Türkler, aklı ve şartları (maslahatı) ön planda tutan Maturidi inanışına bağlandılar. Türklerin milli kimliği ile bütünleşen İslâm Dini; Türk kültürüne, hayatına ve medeniyetine damgasını vurup onu yeniden şekillendirirken, aynı zamanda Türklerin İslâm Dini ile olan bağları da çok güçlenmiş ve derinleşmiştir. Zira tarih boyunca Türk Müslümanlığına damgasını vuran akımlar Maturidilik, Hanefilik ve Yesevilik’tir.
…itikat mezhebi Maturidiliği arka plana iterek Eş’ariliğe daha fazla önem vermeye başladıktan sonradır ki, Türklerin ilmi çalışmalarında gerilemeler olmuştur.
Bir toplumun sosyal hayatının düzenlenmesinde en etkili unsur itikadi görüştür. Türklerin büyük çoğunluğu; ameli mezhepte Türk kökenli Ebu Hanife’ye, itikadi mezhepte ise Arap kökenli Eş’ari’ye mensup olmalarının sıkıntılarını yaşamaktadır.
Maturidi’nin halkımızca iyi tanınması, bilinmesi ve ilkelerinin/ metotlarının hayata geçirilmesi halinde, milletimiz her türlü kültür emperyalizmine ve şuursuz taklitçiliğe karşı direnç sağlayacak, yepyeni aydınlık bir dünyaya, akla, ilme, duru inanca, çağdaşlığa, teknolojiye sırt çevirmeyen bir toplum oluşacaktır.”
Dr.Ahmet Vehbi ECER’le yapılan röportajın yer aldığı “115 Soruda Türk Alimi İmam Matûrîdi (Yesevi Yayıncılık, 2015)” adlı kitapta, bir soruya karşılık olarak hoca şunları söylemektedir: “İslam Hukuku tarihinde hukukçular ‘ehl-i hadis’ ve ‘ehl-i re’y’ diye iki gruba ayrıldılar.

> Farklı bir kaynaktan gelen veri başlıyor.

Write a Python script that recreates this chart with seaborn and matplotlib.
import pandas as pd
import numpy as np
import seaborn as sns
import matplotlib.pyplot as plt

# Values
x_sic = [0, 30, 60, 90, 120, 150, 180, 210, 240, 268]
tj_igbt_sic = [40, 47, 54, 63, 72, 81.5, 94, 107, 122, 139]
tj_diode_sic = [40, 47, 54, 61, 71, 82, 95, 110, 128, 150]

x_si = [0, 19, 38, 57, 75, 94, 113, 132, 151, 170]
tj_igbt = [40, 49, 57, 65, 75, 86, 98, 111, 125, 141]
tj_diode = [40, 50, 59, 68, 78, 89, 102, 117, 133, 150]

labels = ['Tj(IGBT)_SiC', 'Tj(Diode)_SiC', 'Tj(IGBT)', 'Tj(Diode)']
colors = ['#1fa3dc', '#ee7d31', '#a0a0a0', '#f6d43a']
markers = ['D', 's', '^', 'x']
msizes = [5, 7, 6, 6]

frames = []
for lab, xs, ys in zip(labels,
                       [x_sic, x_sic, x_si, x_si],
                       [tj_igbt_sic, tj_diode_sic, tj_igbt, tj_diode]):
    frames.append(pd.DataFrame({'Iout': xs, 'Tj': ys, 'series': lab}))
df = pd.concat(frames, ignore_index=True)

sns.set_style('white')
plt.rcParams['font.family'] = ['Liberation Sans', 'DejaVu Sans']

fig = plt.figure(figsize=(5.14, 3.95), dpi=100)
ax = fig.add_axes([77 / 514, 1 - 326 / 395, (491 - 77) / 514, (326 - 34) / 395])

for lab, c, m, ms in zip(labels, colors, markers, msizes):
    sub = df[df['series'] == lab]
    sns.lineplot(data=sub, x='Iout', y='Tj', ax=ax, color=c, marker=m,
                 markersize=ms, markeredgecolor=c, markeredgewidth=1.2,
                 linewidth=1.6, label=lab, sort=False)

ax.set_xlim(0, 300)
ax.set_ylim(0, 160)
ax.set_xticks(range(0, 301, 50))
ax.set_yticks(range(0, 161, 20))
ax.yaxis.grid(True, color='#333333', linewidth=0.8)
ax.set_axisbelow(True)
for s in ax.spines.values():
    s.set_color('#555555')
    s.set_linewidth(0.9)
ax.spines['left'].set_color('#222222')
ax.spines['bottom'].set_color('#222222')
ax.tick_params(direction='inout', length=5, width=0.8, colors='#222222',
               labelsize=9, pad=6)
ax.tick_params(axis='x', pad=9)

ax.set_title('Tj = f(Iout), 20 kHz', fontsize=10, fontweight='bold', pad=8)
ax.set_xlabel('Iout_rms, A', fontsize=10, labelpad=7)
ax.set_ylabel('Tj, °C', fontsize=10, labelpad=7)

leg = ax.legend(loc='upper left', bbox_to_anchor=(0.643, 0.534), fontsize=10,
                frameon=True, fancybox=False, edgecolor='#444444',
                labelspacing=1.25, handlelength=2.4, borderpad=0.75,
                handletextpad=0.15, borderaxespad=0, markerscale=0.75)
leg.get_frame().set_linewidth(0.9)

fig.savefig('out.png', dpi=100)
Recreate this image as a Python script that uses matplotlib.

Ehl-i hadis, Hz.Peygamber’in sünnetine göre eylemde bulunan (amel eden) kişilere verilen addır. Bunlar hadisleri (sünneti) mümkün olduğu kadar yoruma tabi tutmayan, kıyasa ve akla başvurmayan, aklî ilimlere itibar etmeyen kişilerdir. Hadislere zahiren (düz anlamıyla) bağlı kalmayı savunan Zâhirîler ile yakınlığı bulunan ehl-i hadis’in en önemli temsilcisi, 855 yılında vefat eden Ahmed b.Hanbel’dir. Bunlar, hakkında âyet veya hadis bulunan konularda âyet ve hadisleri esas alırlar; bulunmadığı takdirde rey ve içtihada başvurmak yerine susmayı tercih ederler.
Ebu Hanife ve öğrencileri için ehl-i rey yani rey taraftarı denilmiştir. Rey kelimesi İslâm hukukunda müçtehidin (din bilgininin), hakkında açık bir nas (ayet-hadis) bulunmayan fıkhî bir konuda belli metodlar kullanarak ulaştığı şahsi görüş anlamındadır. Irak ve Küfe ekolü olarak da adlandırılan ehl-i re’y taraftarları, âyet ve hadisin temas etmediği konularda akıl ve re’y ile karar verirler. Bu sebeple re’y taraftarları gelişen ve değişen dünya şartlarına İslâm dininin uyumunu sağlayarak dinin cihanşümul olma konusunda zorlanmaları engellemişler, ehl-i hadis’e göre daha geniş görüşlü ve kucaklayıcı olmuşlardır... (s.77-78)”
Uyanık ve gerçekçi olmak zorundayız
Tarih boyunca Türk Milleti’nin bazı dostları olsa da düşmanları daha çoktur. Kendi aramızda da mücadele etmişiz. “Cihana hâkim olma ve adalet dağıtma ülküsü” ile yıllardır düşmanlara karşı mücadele veriyoruz. İslâmiyet’i kabulümüzle birlikte bu uğurda oluk oluk kan akıtmışız. İslâm ülkeleri dahil kimseden bir yardım görmediğimiz gibi büyük ihanetlere uğramışız. Haçlılara karşı İslâmiyet’e siper olacağız derken, arkadan darbeyi din kardeşlerimizden (!) yemişiz. İster dış güçler, ister emperyalist devletler, isterseniz din kardeşlerimiz deyin fark etmiyor; üstümüze hepsi birlikte geliyorlar.
Türk Milleti; yalnız bir millettir, duygusal bir millettir, merhametli bir millettir. İyi niyetlidir. Çaresiz ve kimsesizlere hep kapısını açmıştır, kol-kanat germiştir. Ama bunu zaafımız olarak görmüşler ve kullanmışlardır. Bunun acısını tarihte çok çekmişizdir. Uyanık olmak, gerçekçi olmak zorundayız. Özellikle devlet yöneticilerinin ideolojik yaklaşımlarla, menfaat ilişkileriyle değil akılla, bilimle ve sabırla devleti yönetmeleri gerekmektedir.
Yazımı, Hoca Ahmet Yesevi’ye atfedilen “Türk müsün? Müslüman mısın?” sorusuna verdiği şu cevapla bitireyim: “Türklük kaderim, İslâmiyet tercihimdir.”